• **INSTRUCTIONS TO FOLLOW**: Any pictures should be left out; please print exactly the lines between the line with "Give me the matplotlib source for this chart." and the line with "ax = fig.add_axes([68", inclusive.

• **PROVIDED RECORDS**:
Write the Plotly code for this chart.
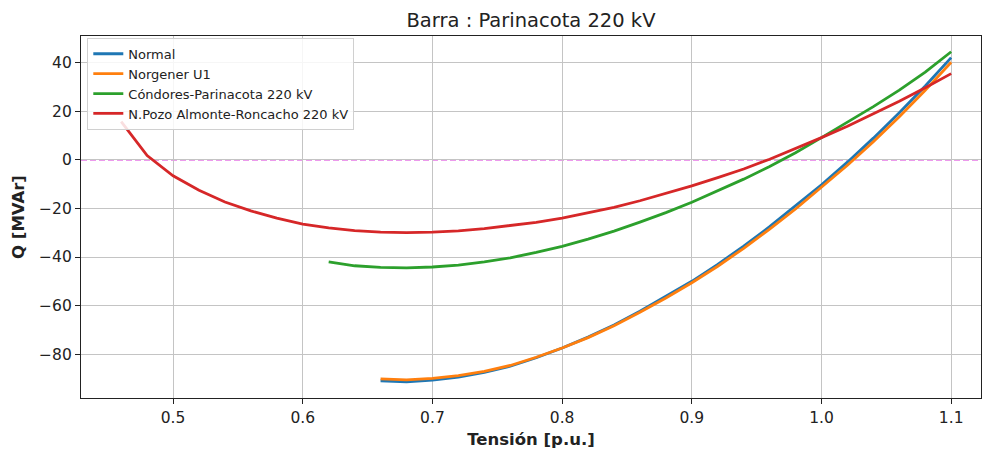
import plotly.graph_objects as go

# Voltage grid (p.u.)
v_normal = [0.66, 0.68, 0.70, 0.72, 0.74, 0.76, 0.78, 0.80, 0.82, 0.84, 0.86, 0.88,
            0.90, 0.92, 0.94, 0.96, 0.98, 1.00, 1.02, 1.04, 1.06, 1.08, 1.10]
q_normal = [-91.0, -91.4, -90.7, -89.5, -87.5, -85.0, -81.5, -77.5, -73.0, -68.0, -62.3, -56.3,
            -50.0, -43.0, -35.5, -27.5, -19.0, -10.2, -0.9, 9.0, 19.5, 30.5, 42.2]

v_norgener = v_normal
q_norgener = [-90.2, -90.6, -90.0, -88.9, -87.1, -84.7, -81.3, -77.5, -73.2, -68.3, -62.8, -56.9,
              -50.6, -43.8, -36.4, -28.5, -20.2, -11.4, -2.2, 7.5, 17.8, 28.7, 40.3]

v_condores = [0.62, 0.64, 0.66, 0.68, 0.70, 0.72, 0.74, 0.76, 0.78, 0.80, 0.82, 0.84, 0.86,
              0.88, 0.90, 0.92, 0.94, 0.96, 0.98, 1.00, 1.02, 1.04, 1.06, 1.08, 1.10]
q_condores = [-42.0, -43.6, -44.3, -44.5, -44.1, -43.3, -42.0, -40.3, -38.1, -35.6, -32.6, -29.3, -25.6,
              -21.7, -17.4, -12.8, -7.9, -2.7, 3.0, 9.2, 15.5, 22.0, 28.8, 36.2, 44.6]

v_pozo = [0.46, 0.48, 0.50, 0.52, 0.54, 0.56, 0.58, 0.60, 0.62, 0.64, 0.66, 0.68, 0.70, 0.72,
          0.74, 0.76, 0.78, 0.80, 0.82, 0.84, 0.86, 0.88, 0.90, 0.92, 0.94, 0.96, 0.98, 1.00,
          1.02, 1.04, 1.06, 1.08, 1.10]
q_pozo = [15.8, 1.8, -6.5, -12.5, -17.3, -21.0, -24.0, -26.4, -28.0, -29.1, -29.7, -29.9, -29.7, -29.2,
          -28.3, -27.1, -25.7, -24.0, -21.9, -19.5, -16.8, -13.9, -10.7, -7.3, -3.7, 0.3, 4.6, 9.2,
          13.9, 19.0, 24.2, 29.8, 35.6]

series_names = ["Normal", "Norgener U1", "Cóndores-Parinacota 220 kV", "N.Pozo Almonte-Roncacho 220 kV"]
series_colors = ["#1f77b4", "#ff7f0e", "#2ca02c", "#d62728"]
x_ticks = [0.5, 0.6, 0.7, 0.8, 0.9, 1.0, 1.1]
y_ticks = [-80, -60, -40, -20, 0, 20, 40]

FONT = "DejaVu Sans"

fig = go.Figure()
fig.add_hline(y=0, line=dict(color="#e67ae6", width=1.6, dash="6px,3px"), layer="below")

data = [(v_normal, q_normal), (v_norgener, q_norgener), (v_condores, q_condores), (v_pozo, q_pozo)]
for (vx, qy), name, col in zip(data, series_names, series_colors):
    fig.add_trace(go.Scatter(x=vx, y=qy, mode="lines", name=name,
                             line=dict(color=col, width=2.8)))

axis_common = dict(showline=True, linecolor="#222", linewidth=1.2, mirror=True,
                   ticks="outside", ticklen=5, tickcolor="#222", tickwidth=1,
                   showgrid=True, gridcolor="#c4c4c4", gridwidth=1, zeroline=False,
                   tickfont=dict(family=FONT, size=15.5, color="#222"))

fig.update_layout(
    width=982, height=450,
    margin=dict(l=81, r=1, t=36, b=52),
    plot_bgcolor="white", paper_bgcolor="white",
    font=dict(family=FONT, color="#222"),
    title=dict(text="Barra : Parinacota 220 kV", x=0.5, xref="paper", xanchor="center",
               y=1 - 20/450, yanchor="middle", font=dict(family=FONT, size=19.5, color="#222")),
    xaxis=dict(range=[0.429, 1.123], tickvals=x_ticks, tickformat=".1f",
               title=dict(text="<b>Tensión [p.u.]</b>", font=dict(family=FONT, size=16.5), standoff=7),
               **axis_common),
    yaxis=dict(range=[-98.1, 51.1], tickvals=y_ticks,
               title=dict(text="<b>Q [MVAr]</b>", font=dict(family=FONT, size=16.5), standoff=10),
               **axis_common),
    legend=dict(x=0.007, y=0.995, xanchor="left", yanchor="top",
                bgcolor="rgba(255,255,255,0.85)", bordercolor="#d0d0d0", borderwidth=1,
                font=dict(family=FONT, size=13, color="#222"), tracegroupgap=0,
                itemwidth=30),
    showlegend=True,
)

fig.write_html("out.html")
==
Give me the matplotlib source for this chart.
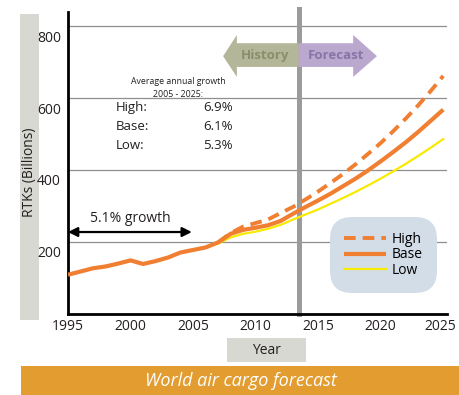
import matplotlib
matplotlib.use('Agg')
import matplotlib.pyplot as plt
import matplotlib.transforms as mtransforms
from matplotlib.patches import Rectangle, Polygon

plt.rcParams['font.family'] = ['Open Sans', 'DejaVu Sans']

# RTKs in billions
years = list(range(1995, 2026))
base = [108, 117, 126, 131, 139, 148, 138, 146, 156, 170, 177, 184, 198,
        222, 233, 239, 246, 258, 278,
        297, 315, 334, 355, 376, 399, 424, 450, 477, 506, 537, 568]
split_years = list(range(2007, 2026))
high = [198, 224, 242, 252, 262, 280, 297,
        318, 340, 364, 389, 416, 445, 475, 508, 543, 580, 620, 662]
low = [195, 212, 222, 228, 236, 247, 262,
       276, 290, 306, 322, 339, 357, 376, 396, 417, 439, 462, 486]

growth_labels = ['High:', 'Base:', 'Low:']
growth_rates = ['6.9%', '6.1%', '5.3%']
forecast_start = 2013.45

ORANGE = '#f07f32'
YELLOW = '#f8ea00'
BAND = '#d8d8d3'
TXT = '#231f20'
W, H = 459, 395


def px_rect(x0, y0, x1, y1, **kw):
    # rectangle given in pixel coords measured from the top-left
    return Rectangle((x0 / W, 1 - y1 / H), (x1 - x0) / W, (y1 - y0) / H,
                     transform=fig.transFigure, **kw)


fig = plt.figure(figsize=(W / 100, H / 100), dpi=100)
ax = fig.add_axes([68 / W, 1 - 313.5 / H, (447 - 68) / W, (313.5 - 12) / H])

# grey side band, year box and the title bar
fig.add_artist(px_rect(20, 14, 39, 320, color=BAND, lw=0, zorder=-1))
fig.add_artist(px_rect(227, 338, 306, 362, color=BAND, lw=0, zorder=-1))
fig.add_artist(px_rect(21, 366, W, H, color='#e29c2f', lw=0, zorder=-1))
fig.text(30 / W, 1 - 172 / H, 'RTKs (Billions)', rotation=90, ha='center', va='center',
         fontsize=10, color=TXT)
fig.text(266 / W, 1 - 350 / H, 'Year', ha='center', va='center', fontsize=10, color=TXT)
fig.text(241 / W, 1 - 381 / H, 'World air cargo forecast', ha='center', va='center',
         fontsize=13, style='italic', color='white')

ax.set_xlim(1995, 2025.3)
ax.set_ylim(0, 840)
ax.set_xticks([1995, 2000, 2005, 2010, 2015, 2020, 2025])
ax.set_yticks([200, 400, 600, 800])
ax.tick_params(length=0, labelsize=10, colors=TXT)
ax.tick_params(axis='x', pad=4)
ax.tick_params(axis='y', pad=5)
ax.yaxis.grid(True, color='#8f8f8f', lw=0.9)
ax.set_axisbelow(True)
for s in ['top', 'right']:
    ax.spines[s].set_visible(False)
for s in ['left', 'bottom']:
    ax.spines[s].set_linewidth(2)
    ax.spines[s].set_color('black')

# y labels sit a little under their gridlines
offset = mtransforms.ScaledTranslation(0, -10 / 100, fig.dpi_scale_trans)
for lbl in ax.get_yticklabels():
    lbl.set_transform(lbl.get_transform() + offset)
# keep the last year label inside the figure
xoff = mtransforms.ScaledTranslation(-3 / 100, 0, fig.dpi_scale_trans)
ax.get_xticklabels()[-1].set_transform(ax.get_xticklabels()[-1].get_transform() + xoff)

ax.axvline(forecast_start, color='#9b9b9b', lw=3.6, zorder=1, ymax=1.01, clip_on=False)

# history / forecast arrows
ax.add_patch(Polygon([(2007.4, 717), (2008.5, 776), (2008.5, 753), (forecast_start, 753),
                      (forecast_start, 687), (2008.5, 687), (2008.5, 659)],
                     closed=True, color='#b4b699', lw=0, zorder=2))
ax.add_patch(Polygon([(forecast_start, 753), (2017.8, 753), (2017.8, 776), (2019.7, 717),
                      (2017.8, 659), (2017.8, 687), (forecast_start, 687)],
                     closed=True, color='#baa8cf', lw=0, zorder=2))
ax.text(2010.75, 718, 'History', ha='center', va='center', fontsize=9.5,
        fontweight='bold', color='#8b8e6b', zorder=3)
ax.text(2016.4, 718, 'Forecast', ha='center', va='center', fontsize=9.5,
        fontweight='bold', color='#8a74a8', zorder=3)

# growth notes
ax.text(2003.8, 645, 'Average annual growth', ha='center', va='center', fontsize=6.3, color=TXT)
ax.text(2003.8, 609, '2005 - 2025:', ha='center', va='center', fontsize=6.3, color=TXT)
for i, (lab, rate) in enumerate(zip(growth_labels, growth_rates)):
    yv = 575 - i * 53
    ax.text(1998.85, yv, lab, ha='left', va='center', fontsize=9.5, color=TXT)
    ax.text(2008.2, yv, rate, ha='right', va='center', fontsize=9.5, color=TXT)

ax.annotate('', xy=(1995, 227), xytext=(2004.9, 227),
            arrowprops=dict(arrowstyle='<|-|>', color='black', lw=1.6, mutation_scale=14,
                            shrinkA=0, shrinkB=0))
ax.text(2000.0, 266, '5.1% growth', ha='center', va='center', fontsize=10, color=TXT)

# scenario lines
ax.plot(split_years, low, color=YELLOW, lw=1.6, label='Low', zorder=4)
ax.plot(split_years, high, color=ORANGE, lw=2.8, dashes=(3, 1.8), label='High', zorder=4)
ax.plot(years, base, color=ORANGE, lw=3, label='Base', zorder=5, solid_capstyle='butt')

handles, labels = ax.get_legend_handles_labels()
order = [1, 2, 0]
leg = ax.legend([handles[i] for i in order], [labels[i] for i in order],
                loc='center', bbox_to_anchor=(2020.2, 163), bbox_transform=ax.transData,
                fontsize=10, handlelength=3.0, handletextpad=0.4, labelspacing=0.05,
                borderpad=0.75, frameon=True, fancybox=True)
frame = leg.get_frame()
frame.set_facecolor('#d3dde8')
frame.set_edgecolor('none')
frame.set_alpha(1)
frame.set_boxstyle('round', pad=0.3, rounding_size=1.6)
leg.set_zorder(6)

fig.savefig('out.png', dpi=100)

• **SOLUTION TO THE PROBLEM**:
Give me the matplotlib source for this chart.
import matplotlib
matplotlib.use('Agg')
import matplotlib.pyplot as plt
import matplotlib.transforms as mtransforms
from matplotlib.patches import Rectangle, Polygon

plt.rcParams['font.family'] = ['Open Sans', 'DejaVu Sans']

# RTKs in billions
years = list(range(1995, 2026))
base = [108, 117, 126, 131, 139, 148, 138, 146, 156, 170, 177, 184, 198,
        222, 233, 239, 246, 258, 278,
        297, 315, 334, 355, 376, 399, 424, 450, 477, 506, 537, 568]
split_years = list(range(2007, 2026))
high = [198, 224, 242, 252, 262, 280, 297,
        318, 340, 364, 389, 416, 445, 475, 508, 543, 580, 620, 662]
low = [195, 212, 222, 228, 236, 247, 262,
       276, 290, 306, 322, 339, 357, 376, 396, 417, 439, 462, 486]

growth_labels = ['High:', 'Base:', 'Low:']
growth_rates = ['6.9%', '6.1%', '5.3%']
forecast_start = 2013.45

ORANGE = '#f07f32'
YELLOW = '#f8ea00'
BAND = '#d8d8d3'
TXT = '#231f20'
W, H = 459, 395


def px_rect(x0, y0, x1, y1, **kw):
    # rectangle given in pixel coords measured from the top-left
    return Rectangle((x0 / W, 1 - y1 / H), (x1 - x0) / W, (y1 - y0) / H,
                     transform=fig.transFigure, **kw)


fig = plt.figure(figsize=(W / 100, H / 100), dpi=100)
ax = fig.add_axes([68 / W, 1 - 313.5 / H, (447 - 68) / W, (313.5 - 12) / H])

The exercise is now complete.